Your goal:
Repeat every line of the listing below exactly, minus the pictures.
Start
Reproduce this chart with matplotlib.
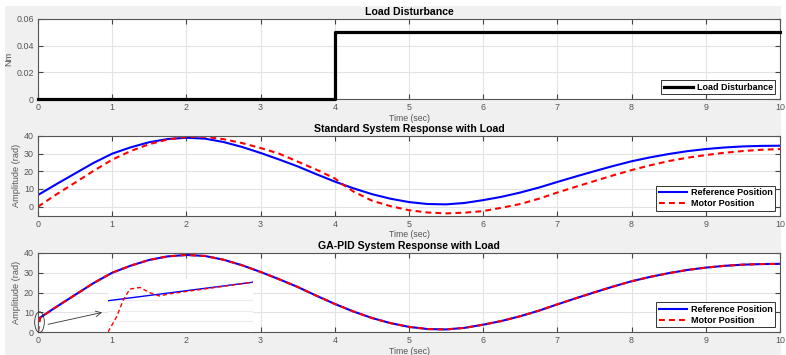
import matplotlib.pyplot as plt
from matplotlib.patches import Ellipse, Rectangle

plt.rcParams['font.family'] = ['Liberation Sans', 'DejaVu Sans']

# ---- data ----
load_t = [0, 4, 4, 10]
load_nm = [0, 0, 0.05, 0.05]

t = [0, 0.25, 0.5, 0.75, 1.0, 1.25, 1.5, 1.75, 2.0, 2.25, 2.5, 2.75, 3.0, 3.25, 3.5,
     3.75, 4.0, 4.25, 4.5, 4.75, 5.0, 5.25, 5.5, 5.75, 6.0, 6.25, 6.5, 6.75, 7.0,
     7.25, 7.5, 7.75, 8.0, 8.25, 8.5, 8.75, 9.0, 9.25, 9.5, 9.75, 10.0]
ref_pos = [6.6, 12.8, 18.8, 24.8, 30.0, 33.6, 36.5, 38.3, 39.0, 38.5, 36.6, 33.8, 30.4,
           26.7, 22.8, 18.4, 14.2, 10.4, 7.1, 4.5, 2.6, 1.5, 1.3, 2.1, 3.7, 5.6, 8.0,
           10.8, 14.0, 17.1, 20.1, 23.0, 25.7, 27.9, 29.8, 31.4, 32.6, 33.5, 34.1,
           34.4, 34.5]

std_t = [0, 0.25, 0.5, 0.75, 1.0, 1.25, 1.5, 1.75, 2.0, 2.25, 2.5, 2.75, 3.0, 3.25, 3.5,
         3.75, 4.0, 4.1, 4.25, 4.5, 4.75, 5.0, 5.25, 5.5, 5.75, 6.0, 6.25, 6.5, 6.75,
         7.0, 7.25, 7.5, 7.75, 8.0, 8.25, 8.5, 8.75, 9.0, 9.25, 9.5, 9.75, 10.0]
std_motor = [0.0, 7.0, 13.6, 20.3, 26.6, 31.5, 35.4, 38.0, 39.5, 39.6, 38.2, 36.0, 33.2,
             30.0, 25.5, 21.0, 16.0, 12.8, 8.6, 3.4, 0.3, -2.0, -3.3, -3.8, -3.4, -2.5,
             -0.6, 1.5, 4.5, 8.0, 11.3, 14.5, 17.7, 20.7, 23.4, 25.8, 27.7, 29.2, 30.5,
             31.5, 32.2, 32.6]

ga_t = [0, 0.03, 0.25, 0.5, 0.75, 1.0, 1.25, 1.5, 1.75, 2.0, 2.25, 2.5, 2.75, 3.0, 3.25,
        3.5, 3.75, 4.0, 4.25, 4.5, 4.75, 5.0, 5.25, 5.5, 5.75, 6.0, 6.25, 6.5, 6.75, 7.0,
        7.25, 7.5, 7.75, 8.0, 8.25, 8.5, 8.75, 9.0, 9.25, 9.5, 9.75, 10.0]
ga_motor = [0.0, 7.2, 12.8, 18.8, 24.8, 30.0, 33.6, 36.5, 38.3, 39.0, 38.5, 36.6, 33.8,
            30.4, 26.7, 22.8, 18.4, 14.2, 10.4, 7.1, 4.5, 2.6, 1.5, 1.3, 2.1, 3.7, 5.6,
            8.0, 10.8, 14.0, 17.1, 20.1, 23.0, 25.7, 27.9, 29.8, 31.4, 32.6, 33.5, 34.1,
            34.4, 34.5]

# zoomed inset near t = 0
ins_t = [0.0, 0.2]
ins_ref = [5.9, 9.4]
ins_mt = [0.0, 0.012, 0.021, 0.030, 0.044, 0.058, 0.071, 0.085, 0.2]
ins_motor = [0.0, 2.9, 6.0, 8.1, 8.4, 7.4, 6.8, 7.2, 9.4]

tick_col = '#555555'
fig = plt.figure(figsize=(7.86, 3.55), dpi=100, facecolor='white')
fig.patches.append(Rectangle((5 / 786, 0), 776 / 786, 1 - 6 / 355, transform=fig.transFigure,
                             facecolor='#f0f0f0', edgecolor='none', zorder=-10))


def style(ax, title, ylabel):
    ax.set_facecolor('white')
    ax.set_xlim(0, 10)
    ax.set_xticks(range(11))
    ax.grid(True, color='#e3e3e3', lw=0.8)
    ax.set_axisbelow(True)
    ax.tick_params(direction='in', length=3.5, width=0.8, colors='#444444',
                   labelcolor=tick_col, labelsize=6.4, top=True, right=True, pad=3)
    for s in ax.spines.values():
        s.set_color('#555555')
        s.set_linewidth(0.8)
    ax.set_title(title, fontsize=7.6, fontweight='bold', pad=3)
    ax.set_xlabel('Time (sec)', fontsize=6.3, color=tick_col, labelpad=1)
    ax.set_ylabel(ylabel, fontsize=6.6, color=tick_col, labelpad=2)


def legend(ax):
    lg = ax.legend(loc='lower right', prop={'weight': 'bold', 'size': 6.5},
                   fancybox=False, framealpha=1, edgecolor='#333333', handlelength=3.2,
                   borderpad=0.3, labelspacing=0.2, handletextpad=0.4, borderaxespad=0.5)
    lg.get_frame().set_linewidth(0.7)


# top: load disturbance
ax1 = fig.add_axes([38 / 786, 1 - 99 / 355, 742 / 786, 80 / 355])
ax1.plot(load_t, load_nm, color='black', lw=2.3, label='Load Disturbance', clip_on=False,
         zorder=3)
ax1.set_ylim(0, 0.06)
ax1.set_yticks([0, 0.02, 0.04, 0.06])
ax1.set_yticklabels(['0', '0.02', '0.04', '0.06'])
style(ax1, 'Load Disturbance', 'Nm')
legend(ax1)

# middle: standard response
ax2 = fig.add_axes([38 / 786, 1 - 215.5 / 355, 742 / 786, 79.5 / 355])
ax2.plot(t, ref_pos, color='#0000ff', lw=1.5, label='Reference Position')
ax2.plot(std_t, std_motor, color='#ff0000', lw=1.5, ls=(0, (2.8, 2)), label='Motor Position')
ax2.set_ylim(-5, 40)
ax2.set_yticks([0, 10, 20, 30, 40])
style(ax2, 'Standard System Response with Load', 'Amplitude (rad)')
legend(ax2)

# bottom: GA-PID response
ax3 = fig.add_axes([38 / 786, 1 - 332 / 355, 742 / 786, 79 / 355])
ax3.plot(t, ref_pos, color='#0000ff', lw=1.5, label='Reference Position')
ax3.plot(ga_t, ga_motor, color='#ff0000', lw=1.5, ls=(0, (2.8, 2)), label='Motor Position')
ax3.set_ylim(0, 40)
ax3.set_yticks([0, 10, 20, 30, 40])
style(ax3, 'GA-PID System Response with Load', 'Amplitude (rad)')
legend(ax3)

ax3.add_patch(Ellipse((0.02, 5), 0.13, 10.5, fill=False, edgecolor='#333333', lw=0.6,
                      clip_on=False, zorder=5))
ax3.annotate('', xy=(0.9, 10.2), xytext=(0.1, 3.6),
             arrowprops=dict(arrowstyle='->', color='#333333', lw=0.6))

axi = fig.add_axes([108 / 786, 1 - 332 / 355, 145 / 786, 53 / 355])
axi.set_facecolor('white')
axi.plot(ins_t, ins_ref, color='#0000ff', lw=1.0)
axi.plot(ins_mt, ins_motor, color='#ff0000', lw=1.0, ls=(0, (3, 2)))
axi.set_xlim(0, 0.2)
axi.set_ylim(0, 10)
axi.set_yticks([2, 4, 6])
axi.set_xticks([])
axi.grid(True, axis='y', color='#ececec', lw=0.8)
axi.set_axisbelow(True)
axi.tick_params(left=False, labelleft=False)
for s in axi.spines.values():
    s.set_visible(False)

fig.savefig('out.png', dpi=100, facecolor=fig.get_facecolor())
End
Output for this task:
Reproduce this chart with matplotlib.
import matplotlib.pyplot as plt
from matplotlib.patches import Ellipse, Rectangle

plt.rcParams['font.family'] = ['Liberation Sans', 'DejaVu Sans']

# ---- data ----
load_t = [0, 4, 4, 10]
load_nm = [0, 0, 0.05, 0.05]

t = [0, 0.25, 0.5, 0.75, 1.0, 1.25, 1.5, 1.75, 2.0, 2.25, 2.5, 2.75, 3.0, 3.25, 3.5,
     3.75, 4.0, 4.25, 4.5, 4.75, 5.0, 5.25, 5.5, 5.75, 6.0, 6.25, 6.5, 6.75, 7.0,
     7.25, 7.5, 7.75, 8.0, 8.25, 8.5, 8.75, 9.0, 9.25, 9.5, 9.75, 10.0]
ref_pos = [6.6, 12.8, 18.8, 24.8, 30.0, 33.6, 36.5, 38.3, 39.0, 38.5, 36.6, 33.8, 30.4,
           26.7, 22.8, 18.4, 14.2, 10.4, 7.1, 4.5, 2.6, 1.5, 1.3, 2.1, 3.7, 5.6, 8.0,
           10.8, 14.0, 17.1, 20.1, 23.0, 25.7, 27.9, 29.8, 31.4, 32.6, 33.5, 34.1,
           34.4, 34.5]

std_t = [0, 0.25, 0.5, 0.75, 1.0, 1.25, 1.5, 1.75, 2.0, 2.25, 2.5, 2.75, 3.0, 3.25, 3.5,
         3.75, 4.0, 4.1, 4.25, 4.5, 4.75, 5.0, 5.25, 5.5, 5.75, 6.0, 6.25, 6.5, 6.75,
         7.0, 7.25, 7.5, 7.75, 8.0, 8.25, 8.5, 8.75, 9.0, 9.25, 9.5, 9.75, 10.0]
std_motor = [0.0, 7.0, 13.6, 20.3, 26.6, 31.5, 35.4, 38.0, 39.5, 39.6, 38.2, 36.0, 33.2,
             30.0, 25.5, 21.0, 16.0, 12.8, 8.6, 3.4, 0.3, -2.0, -3.3, -3.8, -3.4, -2.5,
             -0.6, 1.5, 4.5, 8.0, 11.3, 14.5, 17.7, 20.7, 23.4, 25.8, 27.7, 29.2, 30.5,
             31.5, 32.2, 32.6]

ga_t = [0, 0.03, 0.25, 0.5, 0.75, 1.0, 1.25, 1.5, 1.75, 2.0, 2.25, 2.5, 2.75, 3.0, 3.25,
        3.5, 3.75, 4.0, 4.25, 4.5, 4.75, 5.0, 5.25, 5.5, 5.75, 6.0, 6.25, 6.5, 6.75, 7.0,
        7.25, 7.5, 7.75, 8.0, 8.25, 8.5, 8.75, 9.0, 9.25, 9.5, 9.75, 10.0]
ga_motor = [0.0, 7.2, 12.8, 18.8, 24.8, 30.0, 33.6, 36.5, 38.3, 39.0, 38.5, 36.6, 33.8,
            30.4, 26.7, 22.8, 18.4, 14.2, 10.4, 7.1, 4.5, 2.6, 1.5, 1.3, 2.1, 3.7, 5.6,
            8.0, 10.8, 14.0, 17.1, 20.1, 23.0, 25.7, 27.9, 29.8, 31.4, 32.6, 33.5, 34.1,
            34.4, 34.5]

# zoomed inset near t = 0
ins_t = [0.0, 0.2]
ins_ref = [5.9, 9.4]
ins_mt = [0.0, 0.012, 0.021, 0.030, 0.044, 0.058, 0.071, 0.085, 0.2]
ins_motor = [0.0, 2.9, 6.0, 8.1, 8.4, 7.4, 6.8, 7.2, 9.4]

tick_col = '#555555'
fig = plt.figure(figsize=(7.86, 3.55), dpi=100, facecolor='white')
fig.patches.append(Rectangle((5 / 786, 0), 776 / 786, 1 - 6 / 355, transform=fig.transFigure,
                             facecolor='#f0f0f0', edgecolor='none', zorder=-10))


def style(ax, title, ylabel):
    ax.set_facecolor('white')
    ax.set_xlim(0, 10)
    ax.set_xticks(range(11))
    ax.grid(True, color='#e3e3e3', lw=0.8)
    ax.set_axisbelow(True)
    ax.tick_params(direction='in', length=3.5, width=0.8, colors='#444444',
                   labelcolor=tick_col, labelsize=6.4, top=True, right=True, pad=3)
    for s in ax.spines.values():
        s.set_color('#555555')
        s.set_linewidth(0.8)
    ax.set_title(title, fontsize=7.6, fontweight='bold', pad=3)
    ax.set_xlabel('Time (sec)', fontsize=6.3, color=tick_col, labelpad=1)
    ax.set_ylabel(ylabel, fontsize=6.6, color=tick_col, labelpad=2)


def legend(ax):
    lg = ax.legend(loc='lower right', prop={'weight': 'bold', 'size': 6.5},
                   fancybox=False, framealpha=1, edgecolor='#333333', handlelength=3.2,
                   borderpad=0.3, labelspacing=0.2, handletextpad=0.4, borderaxespad=0.5)
    lg.get_frame().set_linewidth(0.7)


# top: load disturbance
ax1 = fig.add_axes([38 / 786, 1 - 99 / 355, 742 / 786, 80 / 355])
ax1.plot(load_t, load_nm, color='black', lw=2.3, label='Load Disturbance', clip_on=False,
         zorder=3)
ax1.set_ylim(0, 0.06)
ax1.set_yticks([0, 0.02, 0.04, 0.06])
ax1.set_yticklabels(['0', '0.02', '0.04', '0.06'])
style(ax1, 'Load Disturbance', 'Nm')
legend(ax1)

# middle: standard response
ax2 = fig.add_axes([38 / 786, 1 - 215.5 / 355, 742 / 786, 79.5 / 355])
ax2.plot(t, ref_pos, color='#0000ff', lw=1.5, label='Reference Position')
ax2.plot(std_t, std_motor, color='#ff0000', lw=1.5, ls=(0, (2.8, 2)), label='Motor Position')
ax2.set_ylim(-5, 40)
ax2.set_yticks([0, 10, 20, 30, 40])
style(ax2, 'Standard System Response with Load', 'Amplitude (rad)')
legend(ax2)

# bottom: GA-PID response
ax3 = fig.add_axes([38 / 786, 1 - 332 / 355, 742 / 786, 79 / 355])
ax3.plot(t, ref_pos, color='#0000ff', lw=1.5, label='Reference Position')
ax3.plot(ga_t, ga_motor, color='#ff0000', lw=1.5, ls=(0, (2.8, 2)), label='Motor Position')
ax3.set_ylim(0, 40)
ax3.set_yticks([0, 10, 20, 30, 40])
style(ax3, 'GA-PID System Response with Load', 'Amplitude (rad)')
legend(ax3)

ax3.add_patch(Ellipse((0.02, 5), 0.13, 10.5, fill=False, edgecolor='#333333', lw=0.6,
                      clip_on=False, zorder=5))
ax3.annotate('', xy=(0.9, 10.2), xytext=(0.1, 3.6),
             arrowprops=dict(arrowstyle='->', color='#333333', lw=0.6))

axi = fig.add_axes([108 / 786, 1 - 332 / 355, 145 / 786, 53 / 355])
axi.set_facecolor('white')
axi.plot(ins_t, ins_ref, color='#0000ff', lw=1.0)
axi.plot(ins_mt, ins_motor, color='#ff0000', lw=1.0, ls=(0, (3, 2)))
axi.set_xlim(0, 0.2)
axi.set_ylim(0, 10)
axi.set_yticks([2, 4, 6])
axi.set_xticks([])
axi.grid(True, axis='y', color='#ececec', lw=0.8)
axi.set_axisbelow(True)
axi.tick_params(left=False, labelleft=False)
for s in axi.spines.values():
    s.set_visible(False)

fig.savefig('out.png', dpi=100, facecolor=fig.get_facecolor())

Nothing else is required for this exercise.